A block of data

= = = =

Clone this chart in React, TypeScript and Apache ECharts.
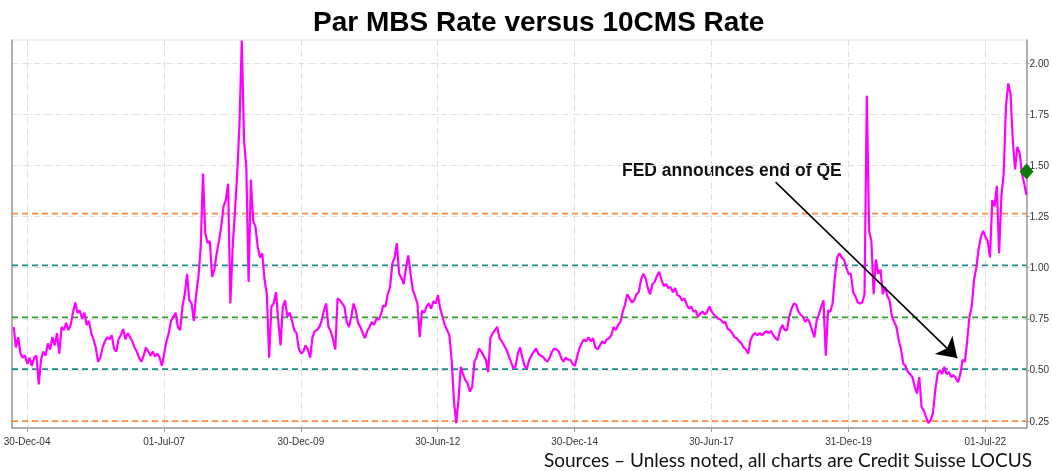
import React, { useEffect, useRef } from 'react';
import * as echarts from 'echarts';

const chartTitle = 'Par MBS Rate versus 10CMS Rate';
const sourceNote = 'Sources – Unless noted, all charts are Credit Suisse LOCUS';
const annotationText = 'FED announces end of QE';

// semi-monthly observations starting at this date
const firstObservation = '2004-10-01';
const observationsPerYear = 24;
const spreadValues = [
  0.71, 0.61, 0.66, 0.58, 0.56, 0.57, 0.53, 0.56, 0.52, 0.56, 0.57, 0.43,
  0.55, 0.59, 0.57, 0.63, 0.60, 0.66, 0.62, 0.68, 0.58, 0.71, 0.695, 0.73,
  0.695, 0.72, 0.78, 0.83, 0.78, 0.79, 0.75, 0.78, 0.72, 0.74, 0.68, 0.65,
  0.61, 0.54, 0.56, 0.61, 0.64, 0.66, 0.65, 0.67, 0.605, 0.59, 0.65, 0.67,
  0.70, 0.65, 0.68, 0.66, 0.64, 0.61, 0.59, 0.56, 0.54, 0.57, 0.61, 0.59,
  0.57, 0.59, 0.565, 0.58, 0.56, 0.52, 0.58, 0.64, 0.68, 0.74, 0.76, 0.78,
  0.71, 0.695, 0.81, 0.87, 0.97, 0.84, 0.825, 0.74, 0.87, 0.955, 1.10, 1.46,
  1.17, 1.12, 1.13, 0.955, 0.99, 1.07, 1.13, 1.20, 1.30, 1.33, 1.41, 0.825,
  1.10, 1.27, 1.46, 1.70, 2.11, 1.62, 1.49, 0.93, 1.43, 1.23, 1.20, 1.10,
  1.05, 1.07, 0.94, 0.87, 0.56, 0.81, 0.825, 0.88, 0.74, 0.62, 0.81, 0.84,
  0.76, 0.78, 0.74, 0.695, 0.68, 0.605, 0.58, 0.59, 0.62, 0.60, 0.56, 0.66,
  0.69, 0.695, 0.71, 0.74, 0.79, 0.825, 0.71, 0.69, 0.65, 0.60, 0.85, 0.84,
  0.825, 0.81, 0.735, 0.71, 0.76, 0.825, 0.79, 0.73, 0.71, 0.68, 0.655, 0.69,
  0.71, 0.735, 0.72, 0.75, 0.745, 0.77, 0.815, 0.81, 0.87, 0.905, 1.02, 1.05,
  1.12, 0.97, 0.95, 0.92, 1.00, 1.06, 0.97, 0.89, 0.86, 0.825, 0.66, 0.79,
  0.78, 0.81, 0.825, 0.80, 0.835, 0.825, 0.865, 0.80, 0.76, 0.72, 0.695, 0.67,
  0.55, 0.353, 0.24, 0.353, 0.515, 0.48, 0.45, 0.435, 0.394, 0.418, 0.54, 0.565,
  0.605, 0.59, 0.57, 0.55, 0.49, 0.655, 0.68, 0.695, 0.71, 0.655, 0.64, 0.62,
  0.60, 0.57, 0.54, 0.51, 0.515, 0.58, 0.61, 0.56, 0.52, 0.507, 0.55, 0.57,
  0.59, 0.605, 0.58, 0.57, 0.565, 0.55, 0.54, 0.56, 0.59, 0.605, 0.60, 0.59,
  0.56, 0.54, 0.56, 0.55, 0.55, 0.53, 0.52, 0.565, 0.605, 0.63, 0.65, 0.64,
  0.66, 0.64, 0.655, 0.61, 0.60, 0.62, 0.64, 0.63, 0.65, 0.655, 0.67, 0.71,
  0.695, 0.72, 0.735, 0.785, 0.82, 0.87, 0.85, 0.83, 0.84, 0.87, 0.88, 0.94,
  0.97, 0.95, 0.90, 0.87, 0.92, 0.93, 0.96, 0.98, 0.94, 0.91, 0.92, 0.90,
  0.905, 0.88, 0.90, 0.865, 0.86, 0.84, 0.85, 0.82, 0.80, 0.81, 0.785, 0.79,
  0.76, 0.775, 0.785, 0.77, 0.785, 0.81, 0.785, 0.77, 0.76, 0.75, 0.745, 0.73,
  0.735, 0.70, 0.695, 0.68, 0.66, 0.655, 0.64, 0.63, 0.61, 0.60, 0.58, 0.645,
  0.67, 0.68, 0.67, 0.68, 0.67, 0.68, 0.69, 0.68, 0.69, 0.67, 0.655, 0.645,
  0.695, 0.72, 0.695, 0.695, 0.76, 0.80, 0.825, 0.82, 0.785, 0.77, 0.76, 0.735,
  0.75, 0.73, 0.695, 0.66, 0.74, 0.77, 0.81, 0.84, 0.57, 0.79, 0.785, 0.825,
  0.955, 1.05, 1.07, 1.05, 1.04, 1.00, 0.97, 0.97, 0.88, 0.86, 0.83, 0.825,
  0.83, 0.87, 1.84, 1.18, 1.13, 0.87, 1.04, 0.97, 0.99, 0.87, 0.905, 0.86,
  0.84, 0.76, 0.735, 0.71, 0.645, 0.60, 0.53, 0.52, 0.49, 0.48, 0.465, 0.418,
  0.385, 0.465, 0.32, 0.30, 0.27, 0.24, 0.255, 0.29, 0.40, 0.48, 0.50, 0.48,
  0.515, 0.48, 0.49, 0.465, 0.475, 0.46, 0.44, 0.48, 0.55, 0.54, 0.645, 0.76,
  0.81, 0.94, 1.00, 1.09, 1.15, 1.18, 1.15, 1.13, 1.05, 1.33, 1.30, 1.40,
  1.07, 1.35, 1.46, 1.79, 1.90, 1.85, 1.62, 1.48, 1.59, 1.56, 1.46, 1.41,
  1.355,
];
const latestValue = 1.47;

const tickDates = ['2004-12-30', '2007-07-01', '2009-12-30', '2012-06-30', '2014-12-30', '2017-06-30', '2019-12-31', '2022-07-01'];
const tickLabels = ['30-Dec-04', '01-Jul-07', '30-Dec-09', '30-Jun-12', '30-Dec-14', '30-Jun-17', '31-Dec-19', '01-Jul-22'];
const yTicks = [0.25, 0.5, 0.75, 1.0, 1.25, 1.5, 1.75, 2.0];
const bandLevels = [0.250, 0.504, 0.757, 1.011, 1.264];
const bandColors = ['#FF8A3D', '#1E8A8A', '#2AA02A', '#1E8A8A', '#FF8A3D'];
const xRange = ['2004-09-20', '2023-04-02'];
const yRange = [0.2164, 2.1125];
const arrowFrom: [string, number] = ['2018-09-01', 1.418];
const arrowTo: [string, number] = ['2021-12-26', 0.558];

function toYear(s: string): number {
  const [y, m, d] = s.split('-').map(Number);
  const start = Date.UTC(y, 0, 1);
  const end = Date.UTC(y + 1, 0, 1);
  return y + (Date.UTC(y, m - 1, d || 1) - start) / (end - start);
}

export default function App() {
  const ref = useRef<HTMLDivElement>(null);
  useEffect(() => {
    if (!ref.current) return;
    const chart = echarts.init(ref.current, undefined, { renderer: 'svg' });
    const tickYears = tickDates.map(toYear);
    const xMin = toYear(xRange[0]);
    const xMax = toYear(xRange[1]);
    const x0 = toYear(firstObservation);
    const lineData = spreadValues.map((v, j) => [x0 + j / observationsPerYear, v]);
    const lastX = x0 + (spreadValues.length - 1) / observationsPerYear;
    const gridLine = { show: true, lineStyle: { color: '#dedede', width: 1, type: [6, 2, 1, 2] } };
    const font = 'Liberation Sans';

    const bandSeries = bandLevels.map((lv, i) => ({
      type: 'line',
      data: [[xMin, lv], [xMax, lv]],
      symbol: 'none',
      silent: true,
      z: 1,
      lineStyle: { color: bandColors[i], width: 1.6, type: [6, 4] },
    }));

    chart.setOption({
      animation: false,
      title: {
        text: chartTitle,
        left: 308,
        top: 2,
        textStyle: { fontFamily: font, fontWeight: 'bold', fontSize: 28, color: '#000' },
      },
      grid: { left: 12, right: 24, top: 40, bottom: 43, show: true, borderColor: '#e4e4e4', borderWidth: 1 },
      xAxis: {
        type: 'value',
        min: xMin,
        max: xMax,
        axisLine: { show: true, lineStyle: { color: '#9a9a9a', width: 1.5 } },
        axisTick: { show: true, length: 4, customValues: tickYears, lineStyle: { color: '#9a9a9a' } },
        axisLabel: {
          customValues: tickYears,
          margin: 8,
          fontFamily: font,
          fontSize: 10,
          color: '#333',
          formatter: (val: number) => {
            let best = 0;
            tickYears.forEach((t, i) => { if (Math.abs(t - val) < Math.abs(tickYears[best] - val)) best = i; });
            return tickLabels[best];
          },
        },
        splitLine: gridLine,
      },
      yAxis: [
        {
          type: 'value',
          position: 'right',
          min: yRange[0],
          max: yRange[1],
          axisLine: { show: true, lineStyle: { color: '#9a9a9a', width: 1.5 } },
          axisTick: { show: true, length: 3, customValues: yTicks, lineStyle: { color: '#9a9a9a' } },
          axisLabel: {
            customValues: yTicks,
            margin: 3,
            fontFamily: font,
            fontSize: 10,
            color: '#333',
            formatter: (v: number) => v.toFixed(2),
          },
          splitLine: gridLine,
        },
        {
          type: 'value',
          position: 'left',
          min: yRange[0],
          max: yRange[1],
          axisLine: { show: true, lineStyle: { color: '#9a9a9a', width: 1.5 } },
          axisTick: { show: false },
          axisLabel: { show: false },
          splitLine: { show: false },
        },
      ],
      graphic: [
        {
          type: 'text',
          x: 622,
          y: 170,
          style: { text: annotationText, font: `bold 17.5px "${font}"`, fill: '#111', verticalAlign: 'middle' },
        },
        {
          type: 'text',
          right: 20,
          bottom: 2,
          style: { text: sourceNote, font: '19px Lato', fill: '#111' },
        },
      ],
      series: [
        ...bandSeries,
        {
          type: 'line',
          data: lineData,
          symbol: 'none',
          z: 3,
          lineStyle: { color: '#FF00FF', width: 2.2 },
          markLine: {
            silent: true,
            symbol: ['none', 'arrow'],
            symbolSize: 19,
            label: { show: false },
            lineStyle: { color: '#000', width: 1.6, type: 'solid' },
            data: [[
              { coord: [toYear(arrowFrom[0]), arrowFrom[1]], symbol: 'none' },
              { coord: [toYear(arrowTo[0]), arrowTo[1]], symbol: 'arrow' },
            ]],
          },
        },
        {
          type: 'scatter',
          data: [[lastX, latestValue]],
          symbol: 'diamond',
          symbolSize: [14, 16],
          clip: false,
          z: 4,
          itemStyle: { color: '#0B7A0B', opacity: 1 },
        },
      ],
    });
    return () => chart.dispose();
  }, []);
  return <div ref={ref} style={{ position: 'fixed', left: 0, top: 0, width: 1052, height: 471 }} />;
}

= = = =

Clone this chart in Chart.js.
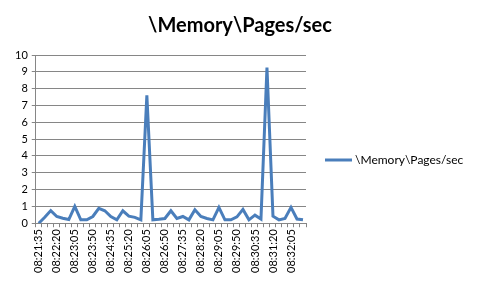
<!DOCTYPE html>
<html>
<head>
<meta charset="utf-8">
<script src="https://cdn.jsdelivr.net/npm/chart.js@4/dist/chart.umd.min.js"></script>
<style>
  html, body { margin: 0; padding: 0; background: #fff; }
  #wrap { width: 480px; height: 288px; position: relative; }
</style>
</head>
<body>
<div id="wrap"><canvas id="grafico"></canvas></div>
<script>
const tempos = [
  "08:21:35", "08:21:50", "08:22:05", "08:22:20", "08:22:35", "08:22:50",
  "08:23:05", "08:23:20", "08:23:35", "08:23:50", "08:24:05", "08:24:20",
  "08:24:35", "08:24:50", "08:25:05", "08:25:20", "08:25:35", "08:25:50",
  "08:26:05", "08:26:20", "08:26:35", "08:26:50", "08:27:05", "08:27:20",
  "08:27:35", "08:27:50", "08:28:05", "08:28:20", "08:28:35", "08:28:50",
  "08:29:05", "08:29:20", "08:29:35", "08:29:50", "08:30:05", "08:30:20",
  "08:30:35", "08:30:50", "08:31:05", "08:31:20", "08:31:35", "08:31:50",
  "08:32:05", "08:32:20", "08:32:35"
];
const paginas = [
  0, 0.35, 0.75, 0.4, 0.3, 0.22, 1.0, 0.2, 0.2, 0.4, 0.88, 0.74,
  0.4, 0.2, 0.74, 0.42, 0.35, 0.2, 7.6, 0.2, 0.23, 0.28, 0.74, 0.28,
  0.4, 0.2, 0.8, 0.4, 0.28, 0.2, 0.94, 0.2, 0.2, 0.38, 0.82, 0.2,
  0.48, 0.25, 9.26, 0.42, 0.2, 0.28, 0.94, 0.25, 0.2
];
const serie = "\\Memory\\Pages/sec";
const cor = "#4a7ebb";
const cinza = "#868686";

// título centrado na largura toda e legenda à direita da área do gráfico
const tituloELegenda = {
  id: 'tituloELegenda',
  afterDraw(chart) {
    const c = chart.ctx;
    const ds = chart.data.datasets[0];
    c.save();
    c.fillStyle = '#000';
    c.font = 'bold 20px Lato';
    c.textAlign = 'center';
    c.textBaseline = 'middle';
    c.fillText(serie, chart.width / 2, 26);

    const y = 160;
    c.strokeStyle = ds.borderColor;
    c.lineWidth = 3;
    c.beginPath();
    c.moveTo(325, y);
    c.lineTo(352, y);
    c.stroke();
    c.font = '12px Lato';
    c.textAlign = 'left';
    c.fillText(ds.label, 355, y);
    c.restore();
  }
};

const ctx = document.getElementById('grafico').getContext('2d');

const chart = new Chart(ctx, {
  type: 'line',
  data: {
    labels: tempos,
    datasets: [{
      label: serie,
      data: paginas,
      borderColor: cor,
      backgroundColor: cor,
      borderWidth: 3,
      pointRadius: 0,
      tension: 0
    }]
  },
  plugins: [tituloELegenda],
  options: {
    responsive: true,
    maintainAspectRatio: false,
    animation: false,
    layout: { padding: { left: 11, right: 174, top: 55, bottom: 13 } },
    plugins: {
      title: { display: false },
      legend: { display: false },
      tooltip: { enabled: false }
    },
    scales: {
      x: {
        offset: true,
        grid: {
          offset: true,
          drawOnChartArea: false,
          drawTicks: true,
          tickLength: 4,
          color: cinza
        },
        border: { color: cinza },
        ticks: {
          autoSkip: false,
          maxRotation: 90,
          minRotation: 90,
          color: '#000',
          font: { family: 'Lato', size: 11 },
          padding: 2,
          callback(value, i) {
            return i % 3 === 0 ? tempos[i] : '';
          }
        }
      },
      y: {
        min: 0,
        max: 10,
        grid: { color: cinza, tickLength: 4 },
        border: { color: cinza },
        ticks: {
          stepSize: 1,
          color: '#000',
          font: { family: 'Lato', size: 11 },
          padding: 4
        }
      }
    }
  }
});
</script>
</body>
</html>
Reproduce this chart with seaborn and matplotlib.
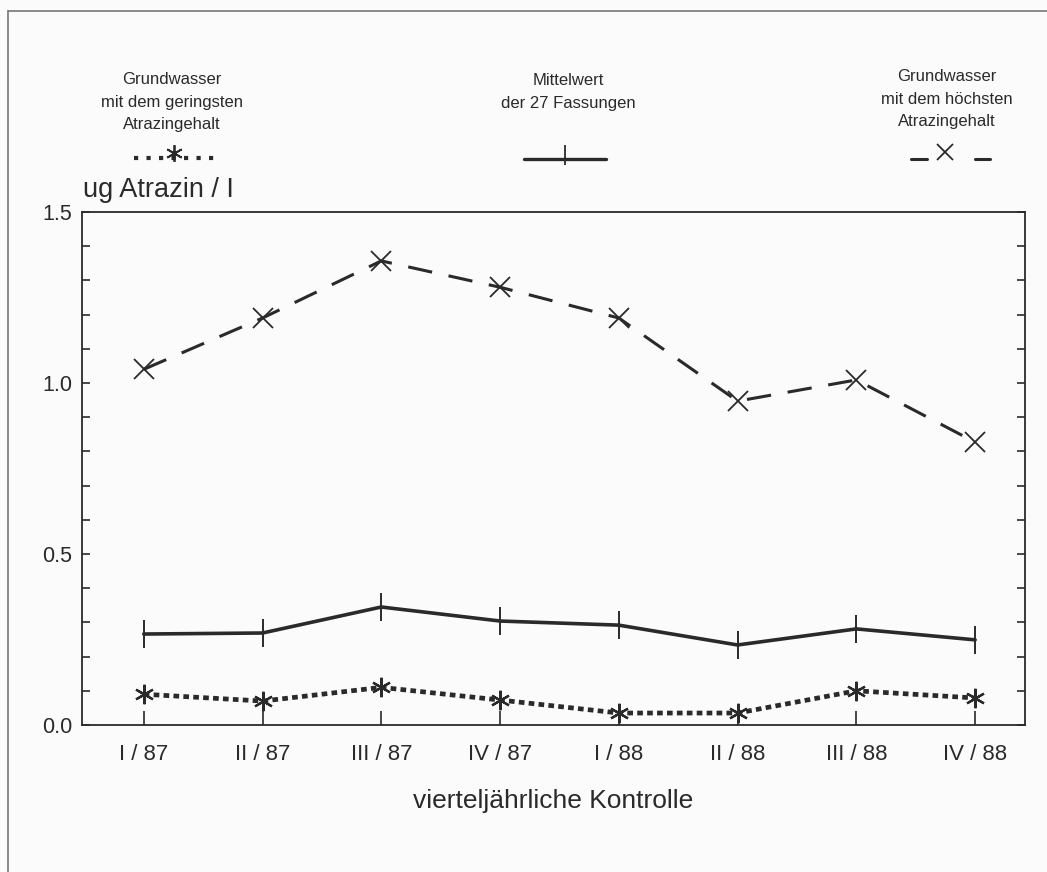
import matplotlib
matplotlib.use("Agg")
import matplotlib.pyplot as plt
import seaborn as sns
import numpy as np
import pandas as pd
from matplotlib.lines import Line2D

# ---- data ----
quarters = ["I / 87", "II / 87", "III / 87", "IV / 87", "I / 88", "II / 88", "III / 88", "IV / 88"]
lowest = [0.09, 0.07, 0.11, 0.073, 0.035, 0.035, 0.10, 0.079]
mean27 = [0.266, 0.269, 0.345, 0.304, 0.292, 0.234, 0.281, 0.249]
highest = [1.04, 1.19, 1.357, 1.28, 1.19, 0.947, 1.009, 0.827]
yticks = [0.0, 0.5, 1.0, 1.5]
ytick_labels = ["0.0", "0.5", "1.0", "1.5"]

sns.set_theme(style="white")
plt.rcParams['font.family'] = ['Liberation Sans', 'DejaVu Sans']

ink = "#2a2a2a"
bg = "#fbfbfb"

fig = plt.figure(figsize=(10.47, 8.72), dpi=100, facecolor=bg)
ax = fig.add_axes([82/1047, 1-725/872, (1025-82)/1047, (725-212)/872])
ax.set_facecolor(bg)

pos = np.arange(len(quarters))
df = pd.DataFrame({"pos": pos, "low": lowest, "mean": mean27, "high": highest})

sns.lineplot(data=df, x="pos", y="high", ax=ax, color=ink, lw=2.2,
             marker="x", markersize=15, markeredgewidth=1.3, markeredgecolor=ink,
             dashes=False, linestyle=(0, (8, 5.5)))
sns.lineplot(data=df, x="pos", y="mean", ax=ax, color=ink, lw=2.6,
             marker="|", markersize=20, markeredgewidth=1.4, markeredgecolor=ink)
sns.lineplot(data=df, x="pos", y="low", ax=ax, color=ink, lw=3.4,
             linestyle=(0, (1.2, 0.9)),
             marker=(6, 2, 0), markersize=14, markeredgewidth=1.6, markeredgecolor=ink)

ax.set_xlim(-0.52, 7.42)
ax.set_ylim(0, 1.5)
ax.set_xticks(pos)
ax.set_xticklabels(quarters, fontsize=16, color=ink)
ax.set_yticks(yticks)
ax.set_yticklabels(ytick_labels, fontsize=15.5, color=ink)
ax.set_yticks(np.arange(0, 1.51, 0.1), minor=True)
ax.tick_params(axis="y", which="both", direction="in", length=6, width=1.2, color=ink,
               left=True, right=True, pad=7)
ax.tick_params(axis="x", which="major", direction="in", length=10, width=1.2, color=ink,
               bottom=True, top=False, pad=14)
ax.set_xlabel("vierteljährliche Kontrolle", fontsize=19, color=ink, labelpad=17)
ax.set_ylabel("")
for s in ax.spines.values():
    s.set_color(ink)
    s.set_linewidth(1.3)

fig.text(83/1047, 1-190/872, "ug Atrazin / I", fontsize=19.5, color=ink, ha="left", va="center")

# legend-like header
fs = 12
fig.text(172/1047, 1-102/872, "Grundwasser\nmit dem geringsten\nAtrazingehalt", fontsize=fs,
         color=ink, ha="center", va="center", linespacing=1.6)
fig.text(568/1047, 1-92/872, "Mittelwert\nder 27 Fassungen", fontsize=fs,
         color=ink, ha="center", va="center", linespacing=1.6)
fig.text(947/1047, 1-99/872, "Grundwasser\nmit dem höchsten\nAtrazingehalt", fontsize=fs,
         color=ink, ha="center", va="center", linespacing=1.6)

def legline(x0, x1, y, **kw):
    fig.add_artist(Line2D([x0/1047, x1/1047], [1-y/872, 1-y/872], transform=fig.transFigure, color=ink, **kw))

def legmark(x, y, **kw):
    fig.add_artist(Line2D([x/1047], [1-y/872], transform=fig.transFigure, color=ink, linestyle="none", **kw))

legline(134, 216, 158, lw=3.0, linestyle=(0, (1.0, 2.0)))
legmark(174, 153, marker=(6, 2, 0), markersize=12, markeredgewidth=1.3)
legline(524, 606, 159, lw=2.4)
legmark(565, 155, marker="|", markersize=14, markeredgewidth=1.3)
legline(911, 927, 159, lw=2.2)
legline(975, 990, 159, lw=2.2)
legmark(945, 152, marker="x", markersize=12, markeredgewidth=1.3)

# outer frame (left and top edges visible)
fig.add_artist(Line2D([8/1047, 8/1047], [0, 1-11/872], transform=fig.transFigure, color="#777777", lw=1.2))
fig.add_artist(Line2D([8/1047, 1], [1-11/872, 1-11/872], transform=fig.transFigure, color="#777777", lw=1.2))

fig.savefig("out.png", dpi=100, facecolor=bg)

= = = =

* Exercise
In the listing above, find the line with "Clone this chart in React, TypeScript" and the line with "const annotationText = 'FED". Copy exactly those two and every line between, without the pictures.

* Task solution
Clone this chart in React, TypeScript and Apache ECharts.
import React, { useEffect, useRef } from 'react';
import * as echarts from 'echarts';

const chartTitle = 'Par MBS Rate versus 10CMS Rate';
const sourceNote = 'Sources – Unless noted, all charts are Credit Suisse LOCUS';
const annotationText = 'FED announces end of QE';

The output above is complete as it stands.